Bug 22233 - [HTML]: I can't find the rules which specify real-world parsing of <body><script>&amp;
Summary: [HTML]: I can't find the rules which specify real-world parsing of <body><scr...
Status: RESOLVED INVALID
Alias: None
Product: HTML WG
Classification: Unclassified
Component: HTML5 spec (show other bugs)
Version: unspecified
Hardware: PC Linux
: P2 normal
Target Milestone: ---
Assignee: This bug has no owner yet - up for the taking
QA Contact: HTML WG Bugzilla archive list
URL:
Whiteboard:
Keywords:
Depends on:
Blocks:
 
Reported: 2013-06-02 12:57 UTC by Alan Jenkins
Modified: 2013-06-07 13:29 UTC (History)
5 users (show)

See Also:


Attachments

Description Alan Jenkins 2013-06-02 12:57:23 UTC
AFAICS the tokenizer is only switched to "script data state" from the "in head" insertion mode.

However real-world browsers also switch to "script data state" from <script> inside <body>.  E.g. Firefox 21.0 with this test page:

<!doctype html>
<body><!-- behaviour is identical if <body> is removed -->
<script>alert('&amp;')</script>

The result is "&amp;".  But AFAICS the spec implies this (non-conforming) page should result in "&".  (Which violates the principle of least surprise, at least).

My understanding was that this was the real-world behaviour on all major browsers.  And if the spec is in variation then no major browser is conforming, which is an obstacle to standardization.

Am I right about the behaviour specified by HTML5?  And major browsers other than Firefox?  If so, does the spec need to be changed?

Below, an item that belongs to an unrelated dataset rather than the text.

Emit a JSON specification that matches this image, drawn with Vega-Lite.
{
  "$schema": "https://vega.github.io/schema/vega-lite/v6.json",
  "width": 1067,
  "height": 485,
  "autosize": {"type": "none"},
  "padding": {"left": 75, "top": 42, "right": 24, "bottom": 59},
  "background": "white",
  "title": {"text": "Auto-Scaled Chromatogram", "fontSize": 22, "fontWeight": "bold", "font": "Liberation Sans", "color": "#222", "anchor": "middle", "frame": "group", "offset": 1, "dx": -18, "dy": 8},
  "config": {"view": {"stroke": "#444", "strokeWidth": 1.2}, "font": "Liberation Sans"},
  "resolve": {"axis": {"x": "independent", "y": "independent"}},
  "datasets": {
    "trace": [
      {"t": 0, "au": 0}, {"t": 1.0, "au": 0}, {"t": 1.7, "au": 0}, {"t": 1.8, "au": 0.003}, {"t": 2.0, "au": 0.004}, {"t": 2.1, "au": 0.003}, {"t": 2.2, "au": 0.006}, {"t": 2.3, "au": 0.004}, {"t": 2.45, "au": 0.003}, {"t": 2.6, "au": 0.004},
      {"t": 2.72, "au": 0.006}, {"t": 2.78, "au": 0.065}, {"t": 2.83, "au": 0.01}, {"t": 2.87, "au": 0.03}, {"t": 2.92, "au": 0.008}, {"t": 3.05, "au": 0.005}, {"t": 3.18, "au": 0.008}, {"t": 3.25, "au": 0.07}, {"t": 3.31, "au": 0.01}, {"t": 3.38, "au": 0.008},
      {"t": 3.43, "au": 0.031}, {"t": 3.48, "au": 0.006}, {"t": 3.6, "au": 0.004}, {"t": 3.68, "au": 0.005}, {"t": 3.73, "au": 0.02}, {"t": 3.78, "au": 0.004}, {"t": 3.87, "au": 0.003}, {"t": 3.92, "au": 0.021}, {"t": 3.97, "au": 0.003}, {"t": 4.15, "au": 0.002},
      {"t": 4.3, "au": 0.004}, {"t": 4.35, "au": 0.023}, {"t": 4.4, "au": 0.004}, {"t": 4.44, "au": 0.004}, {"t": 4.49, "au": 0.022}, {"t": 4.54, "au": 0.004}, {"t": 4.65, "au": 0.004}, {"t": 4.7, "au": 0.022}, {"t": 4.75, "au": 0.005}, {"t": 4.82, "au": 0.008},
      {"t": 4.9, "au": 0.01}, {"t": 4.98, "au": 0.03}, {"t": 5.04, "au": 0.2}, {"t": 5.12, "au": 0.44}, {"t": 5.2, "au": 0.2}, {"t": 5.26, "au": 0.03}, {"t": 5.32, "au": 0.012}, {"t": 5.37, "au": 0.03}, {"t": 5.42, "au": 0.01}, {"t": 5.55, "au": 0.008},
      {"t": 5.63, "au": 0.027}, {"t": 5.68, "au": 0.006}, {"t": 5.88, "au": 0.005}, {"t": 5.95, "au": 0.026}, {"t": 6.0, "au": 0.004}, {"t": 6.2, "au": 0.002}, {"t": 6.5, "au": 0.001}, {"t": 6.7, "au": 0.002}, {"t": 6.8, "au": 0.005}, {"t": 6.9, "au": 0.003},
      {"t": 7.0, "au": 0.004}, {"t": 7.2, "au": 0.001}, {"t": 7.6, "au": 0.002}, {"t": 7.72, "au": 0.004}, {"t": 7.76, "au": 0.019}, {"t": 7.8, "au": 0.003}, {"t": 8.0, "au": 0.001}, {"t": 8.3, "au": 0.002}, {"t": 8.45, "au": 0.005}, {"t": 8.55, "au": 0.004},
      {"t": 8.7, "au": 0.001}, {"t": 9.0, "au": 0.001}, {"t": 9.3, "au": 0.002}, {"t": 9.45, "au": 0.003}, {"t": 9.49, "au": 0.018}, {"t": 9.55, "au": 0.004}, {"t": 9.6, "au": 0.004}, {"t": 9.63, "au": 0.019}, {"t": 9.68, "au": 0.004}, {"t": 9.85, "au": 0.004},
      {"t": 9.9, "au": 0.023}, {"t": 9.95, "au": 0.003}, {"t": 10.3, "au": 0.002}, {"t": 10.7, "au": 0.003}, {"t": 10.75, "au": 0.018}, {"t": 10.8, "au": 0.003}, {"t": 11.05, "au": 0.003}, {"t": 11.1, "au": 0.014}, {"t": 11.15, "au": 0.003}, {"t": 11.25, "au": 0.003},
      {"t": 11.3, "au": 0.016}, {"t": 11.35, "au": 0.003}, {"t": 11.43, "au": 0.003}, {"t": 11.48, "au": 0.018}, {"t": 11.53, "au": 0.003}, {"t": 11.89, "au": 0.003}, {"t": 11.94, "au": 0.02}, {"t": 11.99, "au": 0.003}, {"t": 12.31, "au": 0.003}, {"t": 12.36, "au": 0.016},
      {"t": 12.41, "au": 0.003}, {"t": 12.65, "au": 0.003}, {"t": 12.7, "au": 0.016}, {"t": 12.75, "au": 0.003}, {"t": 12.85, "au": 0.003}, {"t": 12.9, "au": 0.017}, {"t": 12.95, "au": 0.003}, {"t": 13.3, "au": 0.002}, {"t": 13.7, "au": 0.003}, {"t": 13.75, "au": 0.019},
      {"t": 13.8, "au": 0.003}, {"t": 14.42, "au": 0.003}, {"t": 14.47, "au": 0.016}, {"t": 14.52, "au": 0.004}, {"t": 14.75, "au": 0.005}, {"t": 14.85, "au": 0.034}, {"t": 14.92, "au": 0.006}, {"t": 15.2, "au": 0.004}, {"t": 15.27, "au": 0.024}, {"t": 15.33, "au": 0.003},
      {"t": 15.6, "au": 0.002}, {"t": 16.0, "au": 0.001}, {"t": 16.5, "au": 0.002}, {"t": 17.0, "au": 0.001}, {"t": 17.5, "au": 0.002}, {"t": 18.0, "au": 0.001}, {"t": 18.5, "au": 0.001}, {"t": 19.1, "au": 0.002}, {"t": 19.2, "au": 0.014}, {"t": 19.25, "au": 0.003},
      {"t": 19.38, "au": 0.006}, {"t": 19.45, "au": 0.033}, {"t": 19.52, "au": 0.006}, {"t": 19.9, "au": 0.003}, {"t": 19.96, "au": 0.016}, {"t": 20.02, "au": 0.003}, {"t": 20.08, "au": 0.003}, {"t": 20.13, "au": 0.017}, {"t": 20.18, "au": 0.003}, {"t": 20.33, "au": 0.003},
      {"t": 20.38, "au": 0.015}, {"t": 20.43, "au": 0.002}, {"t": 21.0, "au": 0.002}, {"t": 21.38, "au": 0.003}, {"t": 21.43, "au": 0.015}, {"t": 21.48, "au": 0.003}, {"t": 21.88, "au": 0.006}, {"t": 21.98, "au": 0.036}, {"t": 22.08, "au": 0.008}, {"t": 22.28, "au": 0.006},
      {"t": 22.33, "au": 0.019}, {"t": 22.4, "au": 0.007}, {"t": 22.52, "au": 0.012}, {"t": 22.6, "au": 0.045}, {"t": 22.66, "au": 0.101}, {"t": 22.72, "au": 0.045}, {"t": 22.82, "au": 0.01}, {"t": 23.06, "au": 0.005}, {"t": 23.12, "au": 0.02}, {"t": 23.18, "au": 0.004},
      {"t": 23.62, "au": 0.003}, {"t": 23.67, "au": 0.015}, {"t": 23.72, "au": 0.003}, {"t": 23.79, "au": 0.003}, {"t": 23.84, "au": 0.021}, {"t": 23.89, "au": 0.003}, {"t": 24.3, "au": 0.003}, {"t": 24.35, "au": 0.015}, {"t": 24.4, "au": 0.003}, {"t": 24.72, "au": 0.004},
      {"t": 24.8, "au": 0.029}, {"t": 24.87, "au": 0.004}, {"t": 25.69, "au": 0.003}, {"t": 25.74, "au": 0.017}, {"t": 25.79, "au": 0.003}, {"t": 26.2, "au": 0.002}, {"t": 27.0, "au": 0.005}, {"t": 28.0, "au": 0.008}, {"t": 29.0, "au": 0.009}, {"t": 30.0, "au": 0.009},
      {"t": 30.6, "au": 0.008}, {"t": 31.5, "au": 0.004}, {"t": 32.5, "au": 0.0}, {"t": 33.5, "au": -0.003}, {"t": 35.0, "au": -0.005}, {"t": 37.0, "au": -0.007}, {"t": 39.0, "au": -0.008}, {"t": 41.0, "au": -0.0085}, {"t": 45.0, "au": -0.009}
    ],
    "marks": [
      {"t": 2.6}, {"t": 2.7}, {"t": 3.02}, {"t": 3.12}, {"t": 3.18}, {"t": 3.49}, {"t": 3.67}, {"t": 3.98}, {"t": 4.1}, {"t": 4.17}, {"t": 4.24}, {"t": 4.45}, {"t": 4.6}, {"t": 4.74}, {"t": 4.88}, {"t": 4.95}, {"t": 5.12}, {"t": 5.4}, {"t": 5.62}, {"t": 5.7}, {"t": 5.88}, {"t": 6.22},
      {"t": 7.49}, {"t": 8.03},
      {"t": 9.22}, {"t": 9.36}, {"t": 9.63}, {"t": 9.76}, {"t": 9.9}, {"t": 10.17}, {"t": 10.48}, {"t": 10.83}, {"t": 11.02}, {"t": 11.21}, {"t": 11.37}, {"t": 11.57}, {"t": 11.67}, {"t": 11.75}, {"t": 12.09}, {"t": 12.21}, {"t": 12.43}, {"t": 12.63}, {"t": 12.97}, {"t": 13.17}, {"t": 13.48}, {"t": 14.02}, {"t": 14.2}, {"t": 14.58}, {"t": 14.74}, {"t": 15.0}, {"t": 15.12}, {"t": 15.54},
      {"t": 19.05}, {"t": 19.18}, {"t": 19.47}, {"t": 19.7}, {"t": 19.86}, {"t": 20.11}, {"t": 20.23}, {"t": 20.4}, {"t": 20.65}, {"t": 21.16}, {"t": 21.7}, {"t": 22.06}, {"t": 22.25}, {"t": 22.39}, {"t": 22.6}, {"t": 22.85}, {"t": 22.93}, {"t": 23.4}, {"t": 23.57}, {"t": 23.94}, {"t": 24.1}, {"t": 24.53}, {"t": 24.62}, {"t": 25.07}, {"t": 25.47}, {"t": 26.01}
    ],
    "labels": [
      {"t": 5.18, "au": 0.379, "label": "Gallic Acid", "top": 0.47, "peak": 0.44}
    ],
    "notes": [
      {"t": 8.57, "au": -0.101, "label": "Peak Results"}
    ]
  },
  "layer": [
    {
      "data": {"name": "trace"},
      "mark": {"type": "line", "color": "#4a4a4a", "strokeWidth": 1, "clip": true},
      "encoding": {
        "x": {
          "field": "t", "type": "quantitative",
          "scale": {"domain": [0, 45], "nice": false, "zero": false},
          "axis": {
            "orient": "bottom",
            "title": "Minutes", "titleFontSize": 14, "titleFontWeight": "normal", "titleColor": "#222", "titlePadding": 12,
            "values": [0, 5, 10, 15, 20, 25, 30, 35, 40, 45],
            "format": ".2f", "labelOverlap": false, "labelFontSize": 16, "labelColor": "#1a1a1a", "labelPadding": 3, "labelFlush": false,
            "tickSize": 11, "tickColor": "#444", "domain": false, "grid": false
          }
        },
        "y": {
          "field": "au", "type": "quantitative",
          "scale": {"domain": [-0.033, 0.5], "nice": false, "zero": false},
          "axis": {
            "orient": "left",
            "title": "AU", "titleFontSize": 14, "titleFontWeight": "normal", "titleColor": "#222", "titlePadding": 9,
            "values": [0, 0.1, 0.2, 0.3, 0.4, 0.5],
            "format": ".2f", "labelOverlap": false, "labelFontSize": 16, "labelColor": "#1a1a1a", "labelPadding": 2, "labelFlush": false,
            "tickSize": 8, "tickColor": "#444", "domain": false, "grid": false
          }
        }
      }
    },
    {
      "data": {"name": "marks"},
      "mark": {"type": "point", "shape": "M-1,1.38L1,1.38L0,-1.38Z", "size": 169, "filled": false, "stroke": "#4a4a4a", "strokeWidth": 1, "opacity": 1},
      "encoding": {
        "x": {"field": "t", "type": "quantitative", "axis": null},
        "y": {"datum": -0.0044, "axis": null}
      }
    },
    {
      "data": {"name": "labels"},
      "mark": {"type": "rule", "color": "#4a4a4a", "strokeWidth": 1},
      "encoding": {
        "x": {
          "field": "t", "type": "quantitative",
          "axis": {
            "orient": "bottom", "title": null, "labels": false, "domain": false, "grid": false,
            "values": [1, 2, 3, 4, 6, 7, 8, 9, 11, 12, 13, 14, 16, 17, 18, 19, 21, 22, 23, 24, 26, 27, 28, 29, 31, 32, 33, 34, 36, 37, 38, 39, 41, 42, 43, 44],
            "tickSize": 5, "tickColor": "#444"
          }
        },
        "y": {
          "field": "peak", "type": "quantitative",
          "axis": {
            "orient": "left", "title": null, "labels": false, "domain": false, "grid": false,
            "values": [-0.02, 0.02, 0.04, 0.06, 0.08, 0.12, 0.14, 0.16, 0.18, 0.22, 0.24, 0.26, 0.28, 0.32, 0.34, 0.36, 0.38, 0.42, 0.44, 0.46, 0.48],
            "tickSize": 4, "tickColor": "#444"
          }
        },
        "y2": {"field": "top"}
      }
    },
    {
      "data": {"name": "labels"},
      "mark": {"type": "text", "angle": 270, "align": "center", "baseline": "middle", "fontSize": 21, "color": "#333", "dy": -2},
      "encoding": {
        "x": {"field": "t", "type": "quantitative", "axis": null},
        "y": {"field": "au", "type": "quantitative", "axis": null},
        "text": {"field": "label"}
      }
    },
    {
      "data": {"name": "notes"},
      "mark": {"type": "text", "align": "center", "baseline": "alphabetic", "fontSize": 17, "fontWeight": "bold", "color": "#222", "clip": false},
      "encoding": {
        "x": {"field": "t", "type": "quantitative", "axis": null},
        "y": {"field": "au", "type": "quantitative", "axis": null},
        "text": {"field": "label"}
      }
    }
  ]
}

This thought was provoked after looking at how <svg><script> works in HTML syntax.  http://security.stackexchange.com/questions/36701/why-does-this-xss-vector-work-in-svg-but-not-in-html

I recently came across this particular tag soup in ci-Bonfire.  Example page http://eposure.com/
Comment 1 Henri Sivonen 2013-06-07 13:29:34 UTC
"In body" says:
> A start tag token whose tag name is one of: "base", "basefont", "bgsound", "link", "meta", "noframes", "script", "style", "title"
>
>    Process the token using the rules for the "in head" insertion mode.